Sella turcica components: tuberculum sellae, dorsum sellae, anterior and posterior clinoid processes; chiasmatic groove.
Posterior cranial fossa: internal acoustic meatus, foramen magnum, jugular foramen, carotid canal (in temporal bone), stylomastoid foramen; petrotympanic fissure.
Lateral skull landmarks: external occipital protuberance (EOP), pterion, pterygomaxillary fissure, pterygoid canal, pterygoid process, pterygopalatine fossa, temporal and infratemporal fossae.
Understand the logic of vertical positioning: anterior vs posterior landmarks move from the frontal/orbital region toward the base of the skull; medial vs lateral landmarks help orient the sphenoid, temporal, and occipital bones.
Recognize real-world relevance:
Trauma: pterion and its vulnerability due to thin bone and underlying middle meningeal arteries.
Visual pathways: optic nerve, chiasm location relative to sella turcica; clinical implications for visual field loss patterns.
Hearing and balance: arcuate eminence indicates the location of the semicircular canals within the petrous temporal bone.
Pulsatile tinnitus: related to the proximity of the internal carotid artery to the inner ear structures within the temporal bone.

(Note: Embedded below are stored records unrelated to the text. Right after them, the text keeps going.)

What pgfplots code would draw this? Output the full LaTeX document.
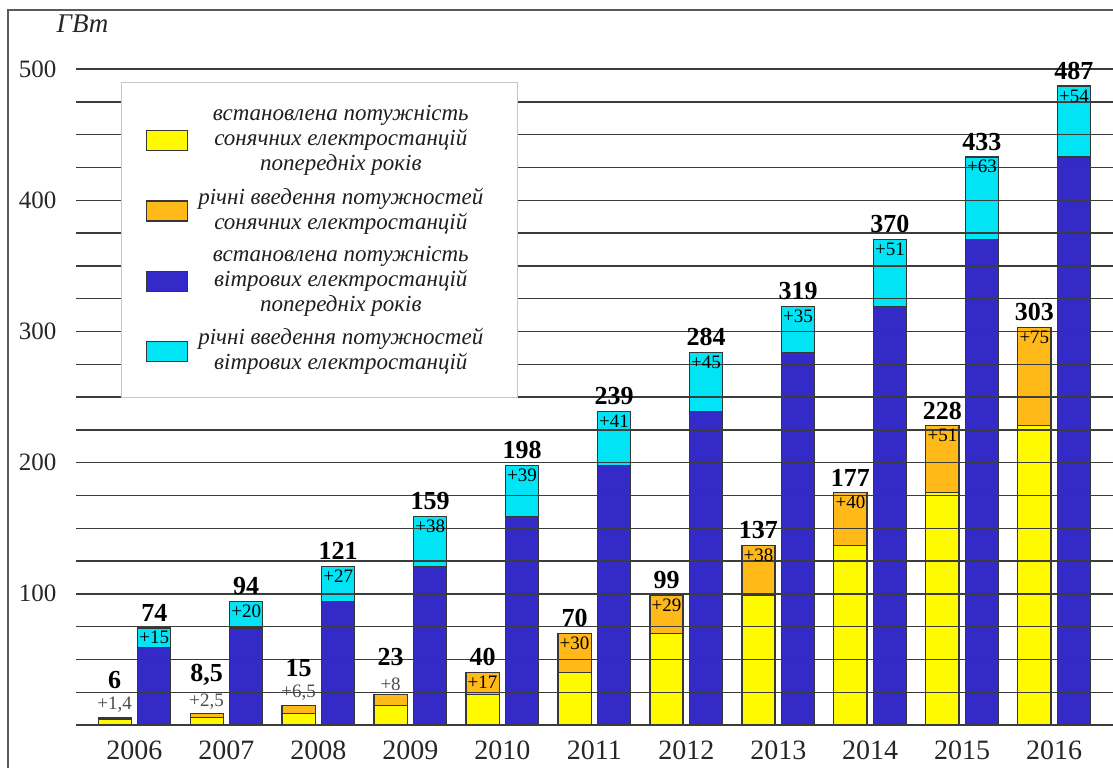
\documentclass[border=0pt]{standalone}
\usepackage{fontspec}
\setmainfont{Liberation Serif}
\usepackage{pgfplots}
\usepackage{pgfplotstable}
\pgfplotsset{compat=1.18}
\pgfkeys{/pgf/number format/assume math mode=true}
\definecolor{cY}{RGB}{255,250,0}
\definecolor{cO}{RGB}{255,185,25}
\definecolor{cB}{RGB}{52,42,200}
\definecolor{cC}{RGB}{0,228,245}
\definecolor{cE}{RGB}{55,55,55}
\definecolor{cG}{RGB}{60,60,60}
\definecolor{cF}{RGB}{90,90,90}
\newcommand\totfont{\fontsize{13}{13}\selectfont\bfseries}
\newcommand\incfont{\fontsize{9.5}{9.5}\selectfont}
\newcommand\legtext[1]{\parbox{153pt}{\centering\fontsize{11.5}{12.5}\selectfont\itshape #1}}

\pgfplotstableread{
x  xs     xw     sbase sinc stot wbase winc wtot
0  -0.215 0.215  4.6   1.4  6    59    15   74
1  0.785  1.215  6     2.5  8.5  74    20   94
2  1.785  2.215  8.5   6.5  15   94    27   121
3  2.785  3.215  15    8    23   121   38   159
4  3.785  4.215  23    17   40   159   39   198
5  4.785  5.215  40    30   70   198   41   239
6  5.785  6.215  70    29   99   239   45   284
7  6.785  7.215  99    38   137  284   35   319
8  7.785  8.215  137   40   177  319   51   370
9  8.785  9.215  177   51   228  370   63   433
10 9.785  10.215 228   75   303  433   54   487
}\data

\begin{document}
\begin{tikzpicture}
\useasboundingbox (-38pt,-21pt) rectangle (518.5pt,362.5pt);
\draw[color=cF, line width=0.75pt] (-34pt,-30pt) -- (-34pt,357.5pt) -- (530pt,357.5pt);
\begin{axis}[
  at={(0pt,0pt)}, anchor=south west,
  scale only axis, width=518.5pt, height=328pt,
  xmin=-0.636, xmax=10.64, ymin=0, ymax=500,
  mybar/.style={ybar, bar shift=0pt, bar width=0.36, draw=cE, line width=0.6pt},
  axis line style={draw=none}, tick style={draw=none},
  major tick length=0pt, minor tick length=0pt,
  xtick={0,1,2,3,4,5,6,7,8,9,10},
  xticklabels={2006,2007,2008,2009,2010,2011,2012,2013,2014,2015,2016},
  ytick={100,200,300,400,500},
  minor ytick={0,25,50,75,125,150,175,225,250,275,325,350,375,425,450,475},
  ymajorgrids, yminorgrids,
  major grid style={cG, line width=0.7pt},
  minor grid style={cG, line width=0.7pt},
  axis on top,
  clip=false,
  xticklabel style={font=\fontsize{14}{14}\selectfont, text=black!85, yshift=-4.3pt},
  yticklabel style={font=\fontsize{12.5}{12.5}\selectfont, text=black!85, xshift=-6.3pt},
  legend image code/.code={\draw[#1,/tikz/.cd, draw=cE, line width=0.6pt] (0pt,-5pt) rectangle (20.5pt,5pt);},
  legend cell align=center,
  legend style={at={(0.0434,0.980)}, anchor=north west, draw=black!22, line width=0.6pt,
    fill=white, inner xsep=12pt, inner ysep=11.5pt, column sep=0pt, row sep=6pt,
    nodes={inner sep=0pt, text depth=, text=black!88}},
]
\addlegendimage{fill=cY}
\addlegendentry{\legtext{встановлена потужність\\сонячних електростанцій\\попередніх років}}
\addlegendimage{fill=cO}
\addlegendentry{\legtext{річні введення потужностей\\сонячних електростанцій}}
\addlegendimage{fill=cB}
\addlegendentry{\legtext{встановлена потужність\\вітрових електростанцій\\попередніх років}}
\addlegendimage{fill=cC}
\addlegendentry{\legtext{річні введення потужностей\\вітрових електростанцій}}

% bars: totals first (increment colour), then base on top
\addplot[mybar, fill=cO, forget plot] table[x=xs, y=stot] {\data};
\addplot[mybar, fill=cY, forget plot] table[x=xs, y=sbase] {\data};
\addplot[mybar, fill=cC, forget plot] table[x=xw, y=wtot] {\data};
\addplot[mybar, fill=cB, forget plot] table[x=xw, y=wbase] {\data};

% solar increment labels inside (2010-2016)
\addplot[mybar, draw=none, fill=none, forget plot, restrict x to domain=3.5:11,
  point meta=explicit, nodes near coords={\pgfmathprintnumber[showpos]{\pgfplotspointmeta}},
  every node near coord/.append style={font=\incfont, text=black, inner sep=2pt, yshift=-10.4pt}]
  table[x=xs, y=stot, meta=sinc] {\data};
% solar increment labels above (2006-2009)
\addplot[mybar, draw=none, fill=none, forget plot, restrict x to domain=-1:3.5,
  point meta=explicit, nodes near coords={\pgfmathprintnumber[showpos,use comma]{\pgfplotspointmeta}},
  every node near coord/.append style={font=\incfont, text=black!70, inner sep=2pt}]
  table[x=xs, y=stot, meta=sinc] {\data};
% solar totals
\addplot[mybar, draw=none, fill=none, forget plot, restrict x to domain=3.5:11,
  point meta=explicit, nodes near coords={\pgfmathprintnumber{\pgfplotspointmeta}},
  every node near coord/.append style={font=\totfont, text=black, inner sep=3pt}]
  table[x=xs, y=stot, meta=stot] {\data};
\addplot[mybar, draw=none, fill=none, forget plot, restrict x to domain=-1:3.5,
  point meta=explicit, nodes near coords={\pgfmathprintnumber[use comma]{\pgfplotspointmeta}},
  every node near coord/.append style={font=\totfont, text=black, inner sep=3pt, yshift=11pt}]
  table[x=xs, y=stot, meta=stot] {\data};
% wind increment labels
\addplot[mybar, draw=none, fill=none, forget plot,
  point meta=explicit, nodes near coords={\pgfmathprintnumber[showpos]{\pgfplotspointmeta}},
  every node near coord/.append style={font=\incfont, text=black, inner sep=2pt, yshift=-10.4pt}]
  table[x=xw, y=wtot, meta=winc] {\data};
% wind totals
\addplot[mybar, draw=none, fill=none, forget plot,
  point meta=explicit, nodes near coords={\pgfmathprintnumber{\pgfplotspointmeta}},
  every node near coord/.append style={font=\totfont, text=black, inner sep=3pt}]
  table[x=xw, y=wtot, meta=wtot] {\data};
\end{axis}
\node[font=\fontsize{13.5}{13.5}\selectfont\itshape, anchor=base, text=black!85] at (3.25pt,346pt) {ГВт};
\end{tikzpicture}
\end{document}
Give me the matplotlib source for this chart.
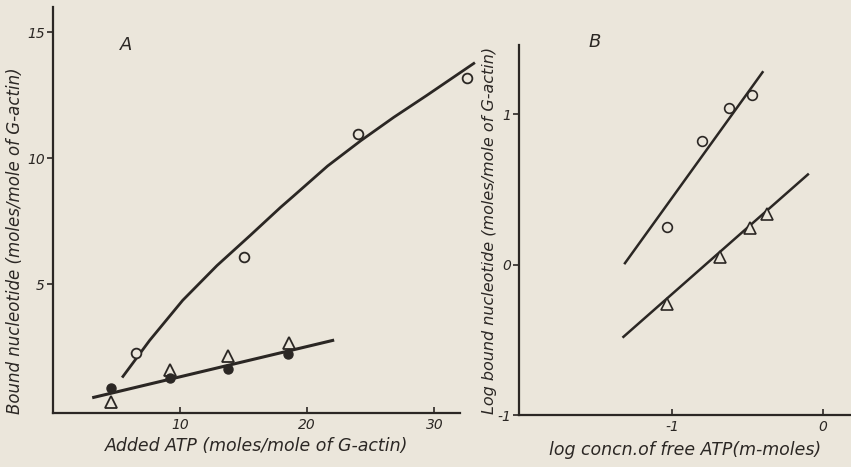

Electrodiagnostic testing: surface landmarks like the EOP guide electrode placement when patient communication is limited.
Visual memory prompts used in lecture
“Under the SOF” = foramen rotundum (round, rostral-facing opening in the middle cranial fossa).
“Front-facing” openings (rotundum) vs. “oval” openings (ovale) vs. “small spine” (spinosum).
Sella turcica sits above the chiasm; optic nerves run to the orbits and meet near the chiasm; the chiasmic groove is just anterior to the sella.
Arcuate eminence indicates the semicircular canal location on the petrous temporal bone.